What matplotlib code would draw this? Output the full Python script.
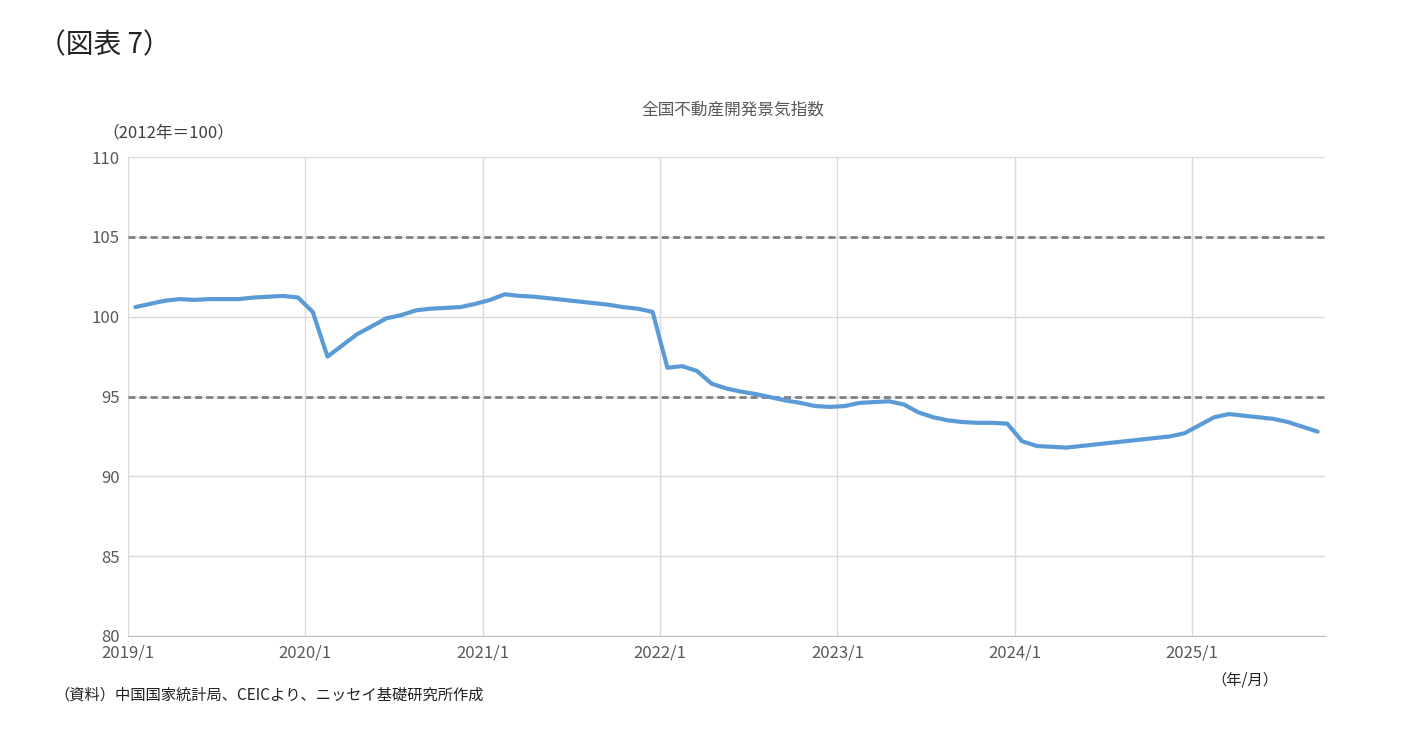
import matplotlib
matplotlib.use("Agg")
import matplotlib.pyplot as plt
import numpy as np

plt.rcParams['font.family'] = ['Noto Sans CJK JP', 'DejaVu Sans']

values = [
    100.6,100.8,101.0,101.1,101.05,101.1,101.1,101.1,101.2,101.25,101.3,101.2,
    100.3,97.5,98.2,98.9,99.4,99.9,100.1,100.4,100.5,100.55,100.6,100.8,
    101.05,101.4,101.3,101.25,101.15,101.05,100.95,100.85,100.75,100.6,100.5,100.3,
    96.8,96.9,96.6,95.8,95.5,95.3,95.15,94.95,94.75,94.6,94.4,94.35,
    94.4,94.6,94.65,94.7,94.5,94.0,93.7,93.5,93.4,93.35,93.35,93.3,
    92.2,91.9,91.85,91.8,91.9,92.0,92.1,92.2,92.3,92.4,92.5,92.7,
    93.2,93.7,93.9,93.8,93.7,93.6,93.4,93.1,92.8,
]
year_labels = ["2019/1","2020/1","2021/1","2022/1","2023/1","2024/1","2025/1"]
ref_levels = [105, 95]

fig = plt.figure(figsize=(14.09, 7.40), dpi=100)
ax = fig.add_axes([128/1409, 1-636/740, (1325-128)/1409, (636-157)/740])
x = np.arange(len(values)) + 0.5
ax.plot(x, values, color='#5B9BD5', lw=3, solid_capstyle='round', zorder=3)
for r in ref_levels:
    ax.axhline(r, color='#808080', ls=(0, (2.5, 1.5)), lw=2, zorder=2)
ax.set_xlim(0, 81)
ax.set_ylim(80, 110)
ax.set_yticks(range(80, 111, 5))
ax.set_xticks(np.arange(0, 84, 12)[:7])
ax.set_xticklabels(year_labels)
ax.grid(True, color='#D9D9D9', lw=1, zorder=0)
for s in ['top', 'right', 'left']:
    ax.spines[s].set_visible(False)
ax.spines['bottom'].set_color('#BFBFBF')
ax.tick_params(length=0, labelsize=12, colors='#595959', pad=6)

fig.text(38/1409, 1-45/740, '（図表 7）', fontsize=20, va='center', ha='left', color='#222222')
fig.text(733/1409, 1-110/740, '全国不動産開発景気指数', fontsize=12, ha='center', va='center', color='#595959')
fig.text(102/1409, 1-133/740, '（2012年＝100）', fontsize=12, ha='left', va='center', color='#404040')
fig.text(1245/1409, 1-680/740, '（年/月）', fontsize=11, ha='center', va='center', color='#222222')
fig.text(54/1409, 1-695/740, '（資料）中国国家統計局、CEICより、ニッセイ基礎研究所作成', fontsize=11, ha='left', va='center', color='#222222')

fig.savefig('out.png', dpi=100)
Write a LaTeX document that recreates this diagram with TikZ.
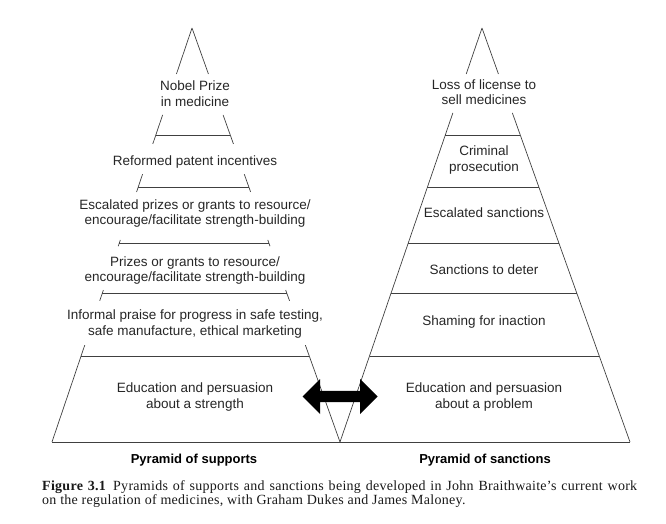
\documentclass[tikz,border=0pt]{standalone}
\usepackage{fontspec}
\setmainfont{Liberation Serif}
\newfontfamily\helv{Liberation Sans}
\newfontfamily\capfont[LetterSpace=2.0]{Liberation Serif}
\usetikzlibrary{calc,positioning,shapes.arrows}
\tikzset{%
	tier/.style      = {font=\helv\fontsize{13.5}{15.6}\selectfont, align=center, text=black!85, inner sep=0pt},
	footlabel/.style = {font=\helv\bfseries\fontsize{13}{15}\selectfont, text=black, inner sep=0pt},
	pyrline/.style   = {line width=0.7pt, draw=black!75},
	bothway/.style   = {double arrow, fill=black, draw=none, minimum height=75pt, minimum width=34.7pt, double arrow head extend=11.8pt, inner xsep=0pt, inner ysep=5.5pt},
}
\begin{document}
\begin{tikzpicture}[x=1pt,y=-1pt]
	\useasboundingbox (0,0) rectangle (666,524);
	
	% corners of the two pyramids
	\coordinate (supTop) at (192,28);
	\coordinate (supL) at (52,442);
	\coordinate (supR) at (340,442);
	\coordinate (sanTop) at (482,28);
	\coordinate (sanL) at (340,442);
	\coordinate (sanR) at (630,442);
	
	% pyramid of supports, sides broken by the text
	\foreach \a/\b in {0/0.111,0.210/0.280,0.353/0.396,0.512/0.527,0.633/0.659,0.766/1}
		\draw[pyrline] ($(supTop)!\a!(supL)$) -- ($(supTop)!\b!(supL)$)
		               ($(supTop)!\a!(supR)$) -- ($(supTop)!\b!(supR)$);
	% pyramid of sanctions
	\foreach \a/\b in {0/0.111,0.205/1}
		\draw[pyrline] ($(sanTop)!\a!(sanL)$) -- ($(sanTop)!\b!(sanL)$)
		               ($(sanTop)!\a!(sanR)$) -- ($(sanTop)!\b!(sanR)$);
	% levels
	\foreach \f in {0.259,0.386,0.521,0.642,0.792} {
		\draw[pyrline] ($(supTop)!\f!(supL)$) -- ($(supTop)!\f!(supR)$);
		\draw[pyrline] ($(sanTop)!\f!(sanL)$) -- ($(sanTop)!\f!(sanR)$);
	}
	\draw[pyrline] (supL) -- (sanR);  % ground line
	
	% supports
	\node[tier] (nobel) at (195,93.5) {Nobel Prize\\in medicine};
	\node[tier] (patent) at (195,162) {Reformed patent incentives};
	\node[tier] (escPrize) at (195,213.5) {Escalated prizes or grants to resource/\\encourage/facilitate strength-building};
	\node[tier] (prize) at (195,270.5) {Prizes or grants to resource/\\encourage/facilitate strength-building};
	\node[tier] (praise) at (195,324) {Informal praise for progress in safe testing,\\safe manufacture, ethical marketing};
	\node[tier] (eduSup) at (195,397) {Education and persuasion\\about a strength};
	
	% sanctions
	\node[tier] (license) at (484,92.2) {Loss of license to\\sell medicines};
	\node[tier] (criminal) at (484,160.3) {Criminal\\prosecution};
	\node[tier] (escSanc) at (484,212.3) {Escalated sanctions};
	\node[tier] (deter) at (484,269.3) {Sanctions to deter};
	\node[tier] (shaming) at (484,321.7) {Shaming for inaction};
	\node[tier] (eduSan) at (484,397) {Education and persuasion\\about a problem};
	
	\node[bothway] (swap) at (340.2,396.5) {};
	
	\node[footlabel] (supName) at (194,460.5) {Pyramid of supports};
	\node[footlabel] (sanName) at (485,460.5) {Pyramid of sanctions};
	
	\node[anchor=base west, text width=595pt, align=justify, inner sep=0pt, font=\capfont\fontsize{14}{14}\selectfont, text=black!90] (caption) at (42,490)
		{\textbf{Figure 3.1}\enspace Pyramids of supports and sanctions being developed in John Braithwaite’s current work\linebreak on the regulation of medicines, with Graham Dukes and James Maloney.};
\end{tikzpicture}
\end{document}
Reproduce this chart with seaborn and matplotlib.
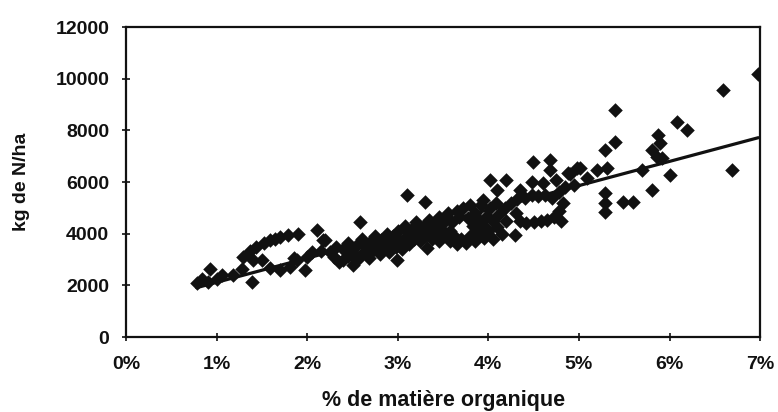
import numpy as np
import pandas as pd
import seaborn as sns
import matplotlib.pyplot as plt
from matplotlib.ticker import FuncFormatter

# ── data: % organic matter vs kg N/ha ───────────────────────────
mo_pct = [
    # low part 0.8 - 2.2 %
    0.78, 0.84, 0.93, 0.90, 1.00, 1.06, 1.18, 1.28, 1.39, 1.37, 1.44, 1.50,
    1.59, 1.70, 1.79, 1.90, 1.59, 1.70, 1.81, 1.89, 1.98, 2.11, 2.17, 2.00,
    1.40, 1.29, 1.52, 1.65, 1.85, 2.05, 2.15,
    # 2.2 - 3.0 %
    2.20, 2.25, 2.30, 2.32, 2.35, 2.40, 2.40, 2.45, 2.45, 2.51, 2.50, 2.55,
    2.55, 2.58, 2.60, 2.62, 2.65, 2.68, 2.70, 2.72, 2.75, 2.78, 2.80, 2.82,
    2.85, 2.88, 2.90, 2.92, 2.95, 2.99, 2.98,
    # 3.0 - 3.5 %
    3.00, 3.02, 3.05, 3.08, 3.10, 3.10, 3.12, 3.15, 3.18, 3.20, 3.22, 3.25,
    3.28, 3.30, 3.30, 3.32, 3.35, 3.35, 3.38, 3.40, 3.42, 3.45, 3.45, 3.48,
    3.50,
    # 3.5 - 4.3 %
    3.52, 3.55, 3.58, 3.58, 3.60, 3.62, 3.65, 3.65, 3.68, 3.70, 3.72, 3.75,
    3.78, 3.80, 3.80, 3.83, 3.85, 3.85, 3.88, 3.90, 3.92, 3.94, 3.95, 3.95,
    3.98, 4.00, 4.02, 4.02, 4.05, 4.05, 4.08, 4.10, 4.10, 4.12, 4.15, 4.18,
    4.20, 4.20, 4.29,
    # 4.2 - 5.2 %
    4.25, 4.30, 4.32, 4.35, 4.40, 4.42, 4.48, 4.50, 4.55, 4.58, 4.62, 4.65,
    4.70, 4.72, 4.78, 4.78, 4.82, 4.85, 4.80,
    4.49, 4.68, 4.68, 4.48, 4.35, 4.60, 4.75, 4.90, 5.01, 5.09, 5.20, 4.95,
    4.98, 4.88,
    # upper right
    6.98, 6.59, 5.40, 6.08, 6.19, 5.40, 5.29, 5.87, 5.89, 5.81, 5.86, 5.92,
    5.31, 5.70, 6.00, 5.81, 6.69, 5.29, 5.29, 5.29, 5.49, 5.60,
]
kg_n_ha = [
    2100, 2250, 2650, 2150, 2250, 2400, 2400, 2650, 2130, 3350, 3480, 2980,
    3750, 3870, 3950, 4000, 2670, 2590, 2710, 2980, 2590, 4140, 3750, 3100,
    2980, 3100, 3650, 3800, 3050, 3300, 3350,
    3750, 3300, 3100, 3500, 2900, 2980, 3400, 3650, 3150, 2800, 3300, 3000,
    3550, 4450, 3800, 3250, 3500, 3050, 3700, 3350, 3900, 3550, 3200, 3750,
    3450, 4000, 3300, 3650, 3900, 2980, 3500,
    4100, 3700, 3400, 4300, 5500, 3900, 3600, 4150, 3800, 4450, 4000, 3700,
    4250, 5230, 3900, 3440, 4550, 4100, 3800, 4350, 4000, 4650, 3700, 4200,
    3900,
    4500, 4800, 4100, 3700, 4450, 3900, 4900, 3600, 4650, 3800, 5000, 3650,
    4600, 3900, 5100, 4300, 3700, 4800, 4050, 4550, 5100, 5300, 3850, 4300,
    4700, 4100, 6080, 5000, 3800, 4500, 5200, 5690, 4250, 4750, 4000, 5000,
    6080, 4500, 3950,
    5200, 4800, 5350, 4500, 5400, 4400, 5500, 4450, 5450, 4500, 5500, 4550,
    5400, 4650, 5600, 4900, 5200, 5800, 4500,
    6770, 6850, 6460, 6000, 5700, 5950, 6100, 6300, 6540, 6150, 6460, 5900,
    6540, 6350,
    10200, 9560, 8780, 8320, 8010, 7550, 7240, 7820, 7510, 7240, 6970, 6930,
    6540, 6460, 6270, 5690, 6460, 5570, 5190, 4840, 5230, 5230,
]
x_ticks = [0, 1, 2, 3, 4, 5, 6, 7]
y_ticks = [0, 2000, 4000, 6000, 8000, 10000, 12000]

df = pd.DataFrame({"mo": mo_pct, "n": kg_n_ha})

sns.set_theme(style="white")
plt.rcParams['font.family'] = ['Liberation Sans', 'DejaVu Sans']

fig = plt.figure(figsize=(7.78, 4.12), dpi=100)
ax = fig.add_axes([0.162, 0.182, 0.815, 0.752])

sns.scatterplot(data=df, x="mo", y="n", marker="D", s=55, color="#111111",
                linewidth=0, ax=ax, zorder=3)
sns.regplot(data=df, x="mo", y="n", scatter=False, ci=None, truncate=True,
            line_kws={"color": "#111111", "lw": 2.3, "zorder": 4}, ax=ax)

ax.set_xlim(0, 7)
ax.set_ylim(0, 12000)
ax.set_xticks(x_ticks)
ax.set_yticks(y_ticks)
ax.xaxis.set_major_formatter(FuncFormatter(lambda v, p: f"{v:.0f}%"))
ax.tick_params(axis="both", direction="inout", length=6, width=1.2,
               colors="#111111", labelsize=14, pad=9)
ax.tick_params(axis="x", pad=11)
ax.tick_params(bottom=True, left=True)
for lab in ax.get_xticklabels() + ax.get_yticklabels():
    lab.set_color("#111111")
    lab.set_fontweight("bold")

for sp in ax.spines.values():
    sp.set_visible(True)
    sp.set_color("#111111")
    sp.set_linewidth(1.6)

ax.set_xlabel("% de matière organique", fontsize=15.5, fontweight="bold",
              color="#111111", labelpad=12)
ax.set_ylabel("kg de N/ha", fontsize=14, fontweight="bold",
              color="#111111", labelpad=18)

fig.savefig("out.png", dpi=100)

--

- Exercise: From the line containing "Write a LaTeX" to the line containing "(sanR) at (630,442);", both lines included, give the text again exactly, without any pictures.

- Correct result:
Write a LaTeX document that recreates this diagram with TikZ.
\documentclass[tikz,border=0pt]{standalone}
\usepackage{fontspec}
\setmainfont{Liberation Serif}
\newfontfamily\helv{Liberation Sans}
\newfontfamily\capfont[LetterSpace=2.0]{Liberation Serif}
\usetikzlibrary{calc,positioning,shapes.arrows}
\tikzset{%
	tier/.style      = {font=\helv\fontsize{13.5}{15.6}\selectfont, align=center, text=black!85, inner sep=0pt},
	footlabel/.style = {font=\helv\bfseries\fontsize{13}{15}\selectfont, text=black, inner sep=0pt},
	pyrline/.style   = {line width=0.7pt, draw=black!75},
	bothway/.style   = {double arrow, fill=black, draw=none, minimum height=75pt, minimum width=34.7pt, double arrow head extend=11.8pt, inner xsep=0pt, inner ysep=5.5pt},
}
\begin{document}
\begin{tikzpicture}[x=1pt,y=-1pt]
	\useasboundingbox (0,0) rectangle (666,524);
	
	% corners of the two pyramids
	\coordinate (supTop) at (192,28);
	\coordinate (supL) at (52,442);
	\coordinate (supR) at (340,442);
	\coordinate (sanTop) at (482,28);
	\coordinate (sanL) at (340,442);
	\coordinate (sanR) at (630,442);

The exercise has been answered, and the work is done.